# Data lines:

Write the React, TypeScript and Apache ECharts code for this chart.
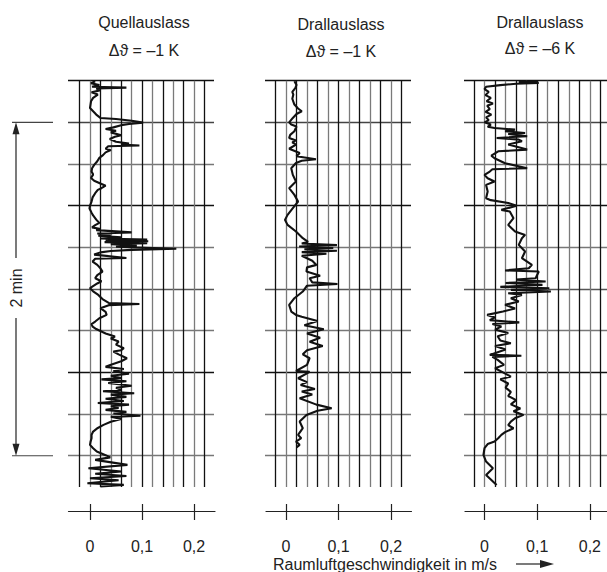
import React, { useEffect, useRef } from "react";
import * as echarts from "echarts";

// ---- data (velocity in m/s, time in s from top line) ----
const panelTitles = ["Quellauslass", "Drallauslass", "Drallauslass"];
const panelSubtitles = ["Δϑ = –1 K", "Δϑ = –1 K", "Δϑ = –6 K"];
const tickValues = [0, 0.1, 0.2];
const tickLabels = ["0", "0,1", "0,2"];
const axisTitle = "Raumluftgeschwindigkeit in m/s";
const spanLabel = "2 min";

const trace1: number[][] = [
  [0.010,0.2],[0.002,0.9],[0.018,1.6],[0.004,2.2],[0.070,2.5],[0.012,2.8],[0.020,3.4],[0.003,4.2],[0.015,5.0],[0.006,6.2],
  [0.002,7.4],[0.001,8.6],[0.000,9.8],[0.006,11.0],[0.012,12.2],[0.020,13.4],[0.050,13.8],[0.080,14.4],[0.102,15.1],[0.075,15.6],
  [0.060,16.0],[0.045,16.8],[0.030,17.4],[0.050,18.0],[0.040,18.6],[0.060,19.6],[0.048,20.2],[0.038,21.0],[0.050,22.0],[0.075,22.6],
  [0.060,23.0],[0.095,23.3],[0.035,23.6],[0.030,24.5],[0.040,25.0],[0.030,25.8],[0.025,26.8],[0.018,27.8],[0.014,29.0],[0.008,30.3],
  [0.004,31.5],[0.003,32.7],[0.006,33.8],[0.002,35.0],[0.008,36.0],[0.020,37.0],[0.030,37.8],[0.022,38.7],[0.015,39.3],[0.010,40.5],
  [0.005,42.0],[0.003,43.5],[0.000,45.0],[-0.001,46.0],[0.003,47.5],[0.006,48.5],[0.012,50.0],[0.018,51.2],[0.010,52.0],[0.004,52.8],
  [0.020,53.4],[0.012,53.8],[0.080,54.6],[0.014,55.0],[0.040,55.4],[0.016,55.8],[0.060,56.4],[0.020,56.8],[0.110,57.2],[0.030,57.5],
  [0.112,57.8],[0.028,58.1],[0.110,58.5],[0.040,58.9],[0.090,59.3],[0.050,59.8],[0.166,60.5],[0.080,60.9],[0.040,61.3],[0.020,61.8],
  [0.008,62.6],[0.070,63.8],[0.010,64.1],[0.005,65.1],[0.014,66.3],[0.020,67.5],[0.024,68.7],[0.014,70.0],[0.010,71.1],[0.022,72.2],
  [0.014,73.0],[0.000,74.7],[0.006,75.8],[0.016,77.1],[0.024,78.6],[0.036,80.0],[0.095,80.4],[0.036,80.8],[0.020,81.9],[0.030,83.2],
  [0.032,84.3],[0.018,85.5],[0.010,86.7],[0.003,87.6],[0.005,88.5],[0.012,89.4],[0.022,90.3],[0.030,91.0],[0.048,92.1],[0.040,92.8],
  [0.055,93.9],[0.050,95.0],[0.065,96.3],[0.060,97.0],[0.045,97.5],[0.055,98.5],[0.071,99.9],[0.060,101.0],[0.039,102.3],[0.030,103.0],
  [0.065,103.8],[0.045,104.5],[0.075,105.5],[0.040,106.2],[0.060,107.0],[0.022,107.5],[0.070,108.2],[0.035,108.8],[0.080,109.8],[0.050,110.5],
  [0.060,111.3],[0.025,111.8],[0.085,112.5],[0.040,113.0],[0.070,113.8],[0.030,114.5],[0.065,115.3],[0.015,116.0],[0.075,116.6],[0.040,117.2],
  [0.055,117.8],[0.030,118.5],[0.070,119.2],[0.045,119.8],[0.097,120.6],[0.040,121.0],[0.060,121.8],[0.040,122.8],[0.026,123.9],[0.015,125.0],
  [0.006,126.3],[0.003,127.5],[0.003,128.7],[0.001,130.0],[0.000,131.1],[0.006,132.3],[0.013,133.5],[0.030,134.8],[0.039,135.6],[0.010,136.5],
  [0.072,138.3],[-0.003,139.5],[0.060,140.7],[0.010,141.5],[0.070,142.3],[0.000,143.1],[0.055,143.8],[-0.005,144.9],[0.065,145.5],[0.020,146.1]
];

const trace2: number[][] = [
  [0.016,0.2],[0.020,1.5],[0.018,2.6],[0.012,4.0],[0.014,5.0],[0.012,6.5],[0.016,8.6],[0.023,10.0],[0.030,11.0],[0.020,12.0],
  [0.013,13.4],[0.006,15.0],[0.010,15.8],[0.020,16.5],[0.016,18.2],[0.008,19.5],[0.006,20.6],[0.019,21.5],[0.012,22.2],[0.019,23.0],
  [0.006,24.5],[0.026,26.0],[0.020,27.2],[0.057,28.3],[0.030,28.8],[0.019,29.6],[0.010,31.5],[0.013,33.9],[0.019,36.3],[0.006,38.7],
  [0.016,41.1],[0.023,43.5],[0.013,45.9],[0.003,48.3],[-0.002,50.1],[0.003,51.9],[0.019,54.3],[0.032,56.7],[0.042,58.0],[0.030,58.6],
  [0.097,59.2],[0.025,59.7],[0.090,60.2],[0.035,60.7],[0.097,61.2],[0.030,61.7],[0.077,62.3],[0.030,63.0],[0.040,63.9],[0.050,64.8],
  [0.058,66.3],[0.040,67.2],[0.039,68.7],[0.065,70.2],[0.045,71.1],[0.050,72.6],[0.098,73.2],[0.040,73.8],[0.032,75.9],[0.016,78.3],
  [0.006,80.7],[0.010,83.1],[0.019,84.3],[0.030,85.0],[0.060,86.5],[0.035,88.0],[0.072,89.5],[0.040,91.0],[0.065,92.5],[0.045,94.0],
  [0.070,95.5],[0.040,97.0],[0.032,98.5],[0.045,99.9],[0.040,102.3],[0.019,104.5],[0.045,104.8],[0.023,107.1],[0.040,108.5],[0.028,109.5],
  [0.055,111.0],[0.030,111.9],[0.050,113.0],[0.026,114.3],[0.058,116.6],[0.087,117.9],[0.060,118.8],[0.039,120.3],[0.026,122.7],[0.032,125.1],
  [0.023,127.5],[0.029,128.7],[0.019,129.9],[0.026,131.1],[0.020,132.0]
];

const trace3: number[][] = [
  [0.100,0.2],[0.065,0.5],[0.103,0.8],[0.060,1.1],[0.030,1.6],[0.003,2.2],[0.000,3.0],[0.008,4.0],[0.002,5.2],[0.012,6.2],
  [0.004,7.4],[0.016,8.2],[0.005,9.0],[0.010,10.2],[0.002,11.2],[0.013,12.2],[0.003,13.2],[0.008,14.2],[0.000,15.0],[0.012,15.8],
  [0.006,16.6],[0.019,17.0],[0.058,17.6],[0.039,18.2],[0.077,18.8],[0.045,19.2],[0.081,20.0],[0.023,20.6],[0.065,21.2],[0.071,21.8],
  [0.045,23.0],[0.081,24.8],[0.026,25.4],[0.013,27.0],[0.019,27.9],[0.039,29.7],[0.081,31.5],[0.015,31.9],[0.010,32.7],[0.000,33.9],
  [0.006,35.1],[0.019,36.3],[0.003,37.5],[0.006,39.9],[0.003,42.3],[0.012,43.0],[0.045,44.0],[0.061,45.0],[0.032,46.5],[0.048,47.1],
  [0.055,49.5],[0.045,51.9],[0.058,54.3],[0.077,55.5],[0.071,56.7],[0.065,59.1],[0.077,61.5],[0.071,63.9],[0.090,66.3],[0.084,67.5],
  [0.039,68.3],[0.103,68.7],[0.097,71.1],[0.060,71.6],[0.116,72.3],[0.040,72.8],[0.110,73.5],[0.030,74.2],[0.123,74.7],[0.050,75.3],
  [0.126,75.9],[0.045,76.5],[0.071,77.1],[0.050,78.3],[0.065,79.5],[0.039,80.7],[0.058,82.0],[0.035,83.1],[0.005,84.3],[0.020,85.2],
  [0.010,86.2],[0.066,87.0],[0.015,87.6],[0.032,88.5],[0.020,89.6],[0.045,90.8],[0.025,92.0],[0.030,93.5],[0.050,94.5],[0.020,95.5],
  [0.040,96.8],[0.010,98.7],[0.070,99.0],[0.015,99.4],[0.025,100.5],[0.037,102.3],[0.020,103.5],[0.035,105.0],[0.050,106.5],[0.030,107.5],
  [0.045,109.0],[0.040,110.5],[0.050,112.0],[0.045,113.5],[0.060,115.0],[0.050,116.5],[0.068,118.0],[0.055,119.0],[0.074,120.3],[0.058,121.5],
  [0.050,122.7],[0.045,124.0],[0.055,125.1],[0.039,126.5],[0.032,127.5],[0.026,128.7],[0.019,129.9],[0.006,130.8],[0.000,132.3],[-0.002,134.7],
  [0.003,137.1],[0.016,139.5],[0.003,141.9],[0.013,143.7],[0.023,145.5]
];

const traces = [trace1, trace2, trace3];

// ---- layout ----
const FONT = "'Liberation Sans', Arial, Helvetica, sans-serif";
const TOP = 80.7;
const PX_PER_S = 41.67 / 15;
const T_MAX = (487 - TOP) / PX_PER_S;
const H_LINES_MAX = 135;
const layout = [
  { x0: 90, s: 520, hl: 68, hr: 214, al: 68.5, ar: 215, tx: 144, ty: 22, sy: 50 },
  { x0: 286, s: 525, hl: 265, hr: 411, al: 266, ar: 411.5, tx: 341, ty: 24, sy: 51 },
  { x0: 484.5, s: 527, hl: 464, hr: 607, al: 465, ar: 607, tx: 540, ty: 22, sy: 48 },
];
const hColors = ["#111", "#444", "#777", "#111", "#777", "#555", "#777", "#111", "#777", "#777"];

export default function App() {
  const ref = useRef<HTMLDivElement>(null);
  useEffect(() => {
    if (!ref.current) return;
    const chart = echarts.init(ref.current, null, { renderer: "svg" });
    const grid: any[] = [];
    const xAxis: any[] = [];
    const yAxis: any[] = [];
    const series: any[] = [];
    const graphic: any[] = [];

    layout.forEach((L, p) => {
      const base = grid.length;
      grid.push({ left: L.x0 - 0.02 * L.s, width: 0.24 * L.s, top: TOP, height: 487 - TOP });
      xAxis.push({
        gridIndex: base, type: "value", min: -0.02, max: 0.22, interval: 0.02,
        axisLine: { show: false }, axisTick: { show: false }, axisLabel: { show: false },
        splitLine: { show: true, lineStyle: { color: ["#111", "#7a7a7a"], width: 1.3 } },
      });
      yAxis.push({ gridIndex: base, type: "value", min: 0, max: T_MAX, inverse: true, show: false, splitLine: { show: false } });
      grid.push({ left: L.hl, width: L.hr - L.hl, top: TOP, height: H_LINES_MAX * PX_PER_S });
      xAxis.push({ gridIndex: base + 1, type: "value", show: false, splitLine: { show: false } });
      yAxis.push({
        gridIndex: base + 1, type: "value", min: 0, max: H_LINES_MAX, interval: 15, inverse: true,
        axisLine: { show: false }, axisTick: { show: false }, axisLabel: { show: false },
        splitLine: { show: true, lineStyle: { color: hColors, width: 1.3 } },
      });
      grid.push({ left: L.al, width: L.ar - L.al, top: 500, height: 11 });
      xAxis.push({
        gridIndex: base + 2, type: "value", min: 0, max: 1, position: "bottom",
        axisLine: { show: true, lineStyle: { color: "#222", width: 1.2 } },
        axisTick: { show: false }, axisLabel: { show: false }, splitLine: { show: false },
      });
      yAxis.push({ gridIndex: base + 2, type: "value", show: false, splitLine: { show: false } });
      grid.push({ left: L.x0, width: 0.2 * L.s, top: 500, height: 20 });
      xAxis.push({
        gridIndex: base + 3, type: "value", min: 0, max: 0.2, interval: 0.1, position: "bottom",
        axisLine: { show: false },
        axisTick: { show: true, inside: true, length: 16, lineStyle: { color: "#222", width: 1.2 } },
        axisLabel: {
          show: true, margin: 18, fontSize: 16, fontFamily: FONT, color: "#222",
          formatter: (v: number) => {
            const i = tickValues.findIndex((t) => Math.abs(t - v) < 1e-9);
            return i >= 0 ? tickLabels[i] : "";
          },
        },
        splitLine: { show: false },
      });
      yAxis.push({ gridIndex: base + 3, type: "value", show: false, splitLine: { show: false } });

      series.push({
        type: "line", xAxisIndex: base, yAxisIndex: base, data: traces[p],
        showSymbol: false, symbol: "none", clip: false,
        lineStyle: { color: "#111", width: 2.1 }, z: 5,
      });

      graphic.push({
        type: "text", x: L.tx, y: L.ty,
        style: { text: panelTitles[p], fontSize: 16, fontFamily: FONT, fill: "#222", align: "center", verticalAlign: "middle" },
      });
      graphic.push({
        type: "text", x: L.tx, y: L.sy,
        style: { text: panelSubtitles[p], fontSize: 16, fontFamily: FONT, fill: "#222", align: "center", verticalAlign: "middle" },
      });
    });

    graphic.push({
      type: "text", x: 385, y: 564,
      style: { text: axisTitle, fontSize: 16, fontFamily: FONT, fill: "#222", align: "center", verticalAlign: "middle" },
    });
    graphic.push({ type: "line", shape: { x1: 516, y1: 564, x2: 542, y2: 564 }, style: { stroke: "#222", lineWidth: 1.2 } });
    graphic.push({ type: "polygon", shape: { points: [[540, 560], [554, 564], [540, 568]] }, style: { fill: "#222" } });

    const yA = TOP + 15 * PX_PER_S;
    const yB = TOP + 135 * PX_PER_S;
    graphic.push({ type: "line", shape: { x1: 12, y1: yA, x2: 53, y2: yA }, style: { stroke: "#444", lineWidth: 1.2 } });
    graphic.push({ type: "line", shape: { x1: 12, y1: yB, x2: 53, y2: yB }, style: { stroke: "#444", lineWidth: 1.2 } });
    graphic.push({ type: "line", shape: { x1: 16, y1: yA + 8, x2: 16, y2: 258 }, style: { stroke: "#222", lineWidth: 1.2 } });
    graphic.push({ type: "line", shape: { x1: 16, y1: 318, x2: 16, y2: yB - 8 }, style: { stroke: "#222", lineWidth: 1.2 } });
    graphic.push({ type: "polygon", shape: { points: [[16, yA], [12.5, yA + 12], [19.5, yA + 12]] }, style: { fill: "#222" } });
    graphic.push({ type: "polygon", shape: { points: [[16, yB], [12.5, yB - 12], [19.5, yB - 12]] }, style: { fill: "#222" } });
    graphic.push({
      type: "text", x: 16, y: 288, rotation: Math.PI / 2,
      style: { text: spanLabel, fontSize: 16, fontFamily: FONT, fill: "#222", align: "center", verticalAlign: "middle" },
    });

    chart.setOption({
      animation: false,
      backgroundColor: "#fff",
      grid, xAxis, yAxis, series, graphic,
    });
    return () => chart.dispose();
  }, []);
  return <div ref={ref} style={{ position: "fixed", left: 0, top: 0, width: 607, height: 572 }} />;
}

# Task to complete:
Copy each line of the listing in which the word "React" can be found.

# Exercise response:
Write the React, TypeScript and Apache ECharts code for this chart.
import React, { useEffect, useRef } from "react";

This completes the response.